With the development of high-throughput technologies, more omics data have become easily accessible. Network analysis based on systems biology is a powerful tool for mining omics data, thus making it particularly important in bioinformatics research [18,19]. Weighted Gene Co-Expression Network Analysis (WGCNA) can identify co-expressed gene modules and explore their associations with specific phenotypes [20]. On this basis, machine learning algorithms can further explore the relationships between these genes and disease phenotypes, thereby revealing potential biological mechanisms. The Least Absolute Shrinkage and Selection Operator (LASSO), Recursive Feature Elimination (RFE), Random Forest (Random Forest), and Boruta feature selection algorithm are commonly used feature selection methods. LASSO regularizes high-dimensional data and can effectively reduce overfitting risk and improve prediction accuracy while performing feature selection [21]. RFE recursively eliminates redundant features and retains the most explanatory feature subset [22]. RF, as a non-linear model, can evaluate feature importance, distinguish and select genes that contribute significantly to the classification model [23]. The Boruta algorithm selects truly important variables based on RF by comparing the original features with randomly generated "shadow features", further reducing false positives and enhancing the stability of the selection results [24]. These methods perform feature selection from different perspectives and are complementary and robust. Previous research has combined WGCNA with various machine learning methods (such as LASSO, RFE, RF, Boruta) to successfully screen out key genes related to Alzheimer's disease associated with apoptosis and established corresponding diagnostic models [25]. Similarly, Wang et al. used WGCNA in combination with LASSO, RFE, and other methods in the study of extrapulmonary tuberculosis to identify multiple diagnostic biomarkers related to immune infiltration [26]. These findings provide powerful ideas for the molecular classification and precise diagnosis of complex diseases.

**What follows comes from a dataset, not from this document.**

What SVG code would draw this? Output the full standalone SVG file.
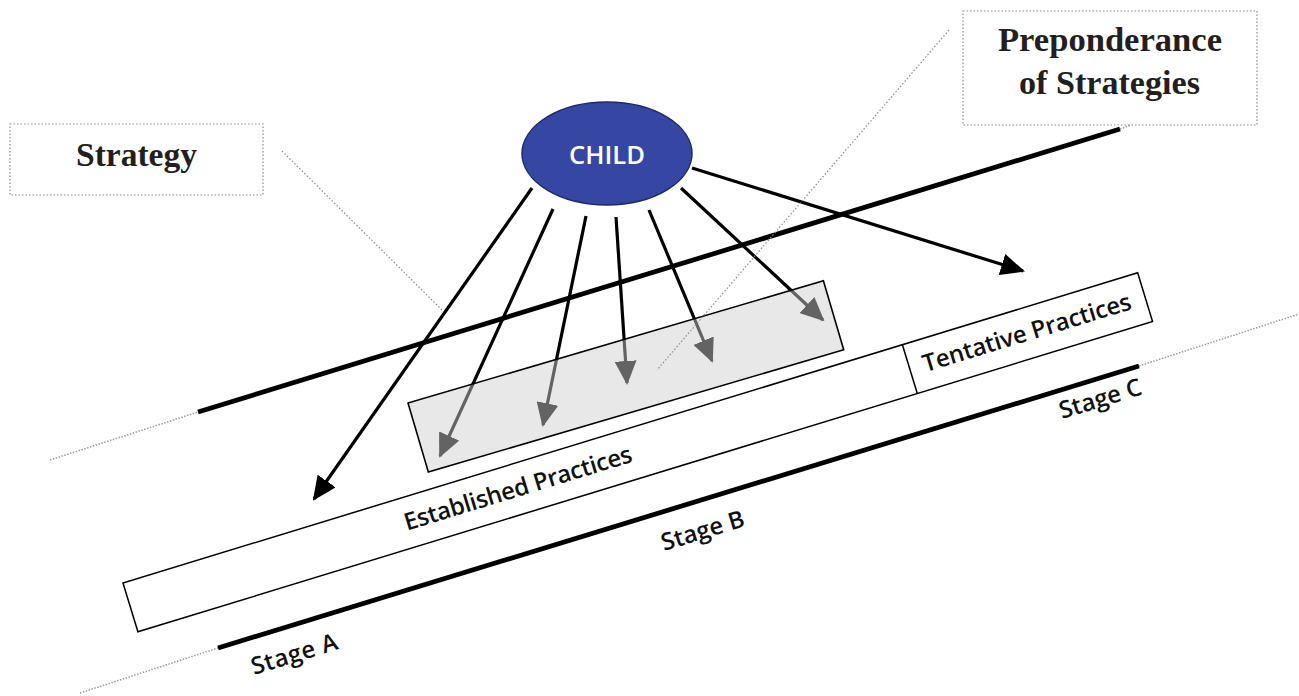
<svg xmlns="http://www.w3.org/2000/svg" width="1299" height="696" viewBox="0 0 1299 696">
  <style>
    .dot { fill: none; stroke: #8c8c8c; stroke-width: 1.2; stroke-dasharray: 1.5 2; }
    .ext { fill: none; stroke: #a0a0a0; stroke-width: 1.6; stroke-dasharray: 1.5 1.5; }
    .thick { fill: none; stroke: #000; stroke-width: 4.8; }
    .arrow { fill: none; stroke: #000; stroke-width: 3.2; marker-end: url(#head); }
    .label { font-family: "Open Sans", "Liberation Sans", sans-serif; font-size: 24px; font-weight: 600; fill: #111; }
    .title { font-family: "Liberation Serif", "DejaVu Serif", serif; font-weight: bold; font-size: 33px; fill: #231f20; text-anchor: middle; }
  </style>
  <defs>
    <marker id="head" markerUnits="userSpaceOnUse" markerWidth="24" markerHeight="22" refX="22" refY="11" orient="auto">
      <path d="M0,0 L24,11 L0,22 z" fill="#000"/>
    </marker>
  </defs>

  <rect width="1299" height="696" fill="#fff"/>

  <!-- strategy line with its dotted continuation -->
  <g id="strategy-line">
    <line class="ext" x1="50" y1="460" x2="198" y2="412"/>
    <line class="thick" x1="198" y1="412" x2="1120" y2="129"/>
    <line class="ext" x1="1120" y1="129" x2="1131" y2="125"/>
  </g>

  <!-- stage line with its dotted continuation -->
  <g id="stage-line">
    <line class="ext" x1="80" y1="693" x2="218" y2="648"/>
    <line class="thick" x1="218" y1="648" x2="1139" y2="366"/>
    <line class="ext" x1="1139" y1="366" x2="1299" y2="314"/>
  </g>

  <!-- practices band -->
  <g id="practices" transform="translate(123,583) rotate(-17)">
    <rect x="0" y="0" width="1061" height="51" fill="#fff" stroke="#000" stroke-width="1.5"/>
    <line x1="815" y1="0" x2="815" y2="51" stroke="#000" stroke-width="1.5"/>
    <text id="established" class="label" x="287" y="33" textLength="237" lengthAdjust="spacing">Established Practices</text>
    <text id="tentative" class="label" x="829" y="33" textLength="217" lengthAdjust="spacing">Tentative Practices</text>
  </g>

  <!-- stage labels -->
  <g id="stage-a"><text class="label" transform="translate(254,675) rotate(-17)" textLength="89" lengthAdjust="spacing">Stage A</text></g>
  <g id="stage-b"><text class="label" transform="translate(664,551) rotate(-17)" textLength="86" lengthAdjust="spacing">Stage B</text></g>
  <g id="stage-c"><text class="label" transform="translate(1062,419) rotate(-17)" textLength="85" lengthAdjust="spacing">Stage C</text></g>

  <!-- connectors from the child -->
  <g id="connectors">
    <line class="arrow" x1="532" y1="188" x2="314" y2="499"/>
    <line class="arrow" x1="553" y1="209" x2="440" y2="456"/>
    <line class="arrow" x1="586" y1="216" x2="543" y2="425"/>
    <line class="arrow" x1="616" y1="217" x2="627" y2="383"/>
    <line class="arrow" x1="649" y1="210" x2="712" y2="361"/>
    <line class="arrow" x1="681" y1="188" x2="823" y2="320"/>
    <line class="arrow" x1="692" y1="168" x2="1023" y2="271"/>
  </g>

  <!-- translucent preponderance zone over the arrow tips -->
  <g id="zone">
    <rect transform="translate(408,403) rotate(-16.4)" x="0" y="0" width="433" height="72" fill="#cfcfcf" fill-opacity="0.48" stroke="#000" stroke-width="1.6"/>
  </g>

  <!-- callout leaders -->
  <g id="leaders">
    <line class="dot" x1="282" y1="151" x2="442" y2="310"/>
    <line class="dot" x1="949" y1="30" x2="657" y2="370"/>
  </g>

  <!-- child node -->
  <g id="child">
    <ellipse cx="607" cy="153.5" rx="85" ry="51.5" fill="#3547a3" stroke="#1c2a6b" stroke-width="1.5"/>
    <text x="607" y="164" text-anchor="middle" font-family="Open Sans, Liberation Sans, sans-serif" font-size="25" font-weight="600" fill="#fff" textLength="76" lengthAdjust="spacingAndGlyphs">CHILD</text>
  </g>

  <!-- callout boxes -->
  <g id="strategy-callout">
    <rect class="dot" x="10" y="124" width="253" height="71"/>
    <text class="title" x="136.5" y="166" textLength="121" lengthAdjust="spacingAndGlyphs">Strategy</text>
  </g>
  <g id="preponderance-callout">
    <rect class="dot" x="963" y="11" width="294" height="114"/>
    <text class="title" x="1110" y="51" textLength="224" lengthAdjust="spacingAndGlyphs">Preponderance</text>
    <text class="title" x="1109.5" y="94" textLength="181" lengthAdjust="spacingAndGlyphs">of Strategies</text>
  </g>
</svg>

This study innovatively combined WGCNA with multiple machine learning algorithms (such as LASSO, RFE, RF, Boruta) to systematically screen and identify NETs-related characteristic genes and constructed a miRNA regulatory network to analyze its potential mechanism. Through in-depth exploration of the GSE39939 training set and validation with the GSE39940 verification set, this study identified a group of molecular markers with high diagnostic value from the NETs perspective for the first time. This strategy provides an efficient potential diagnostic tool for precisely differentiating latent and active tuberculosis and opens up a new direction for the mechanism research targeting key NETs-related genes in PTB.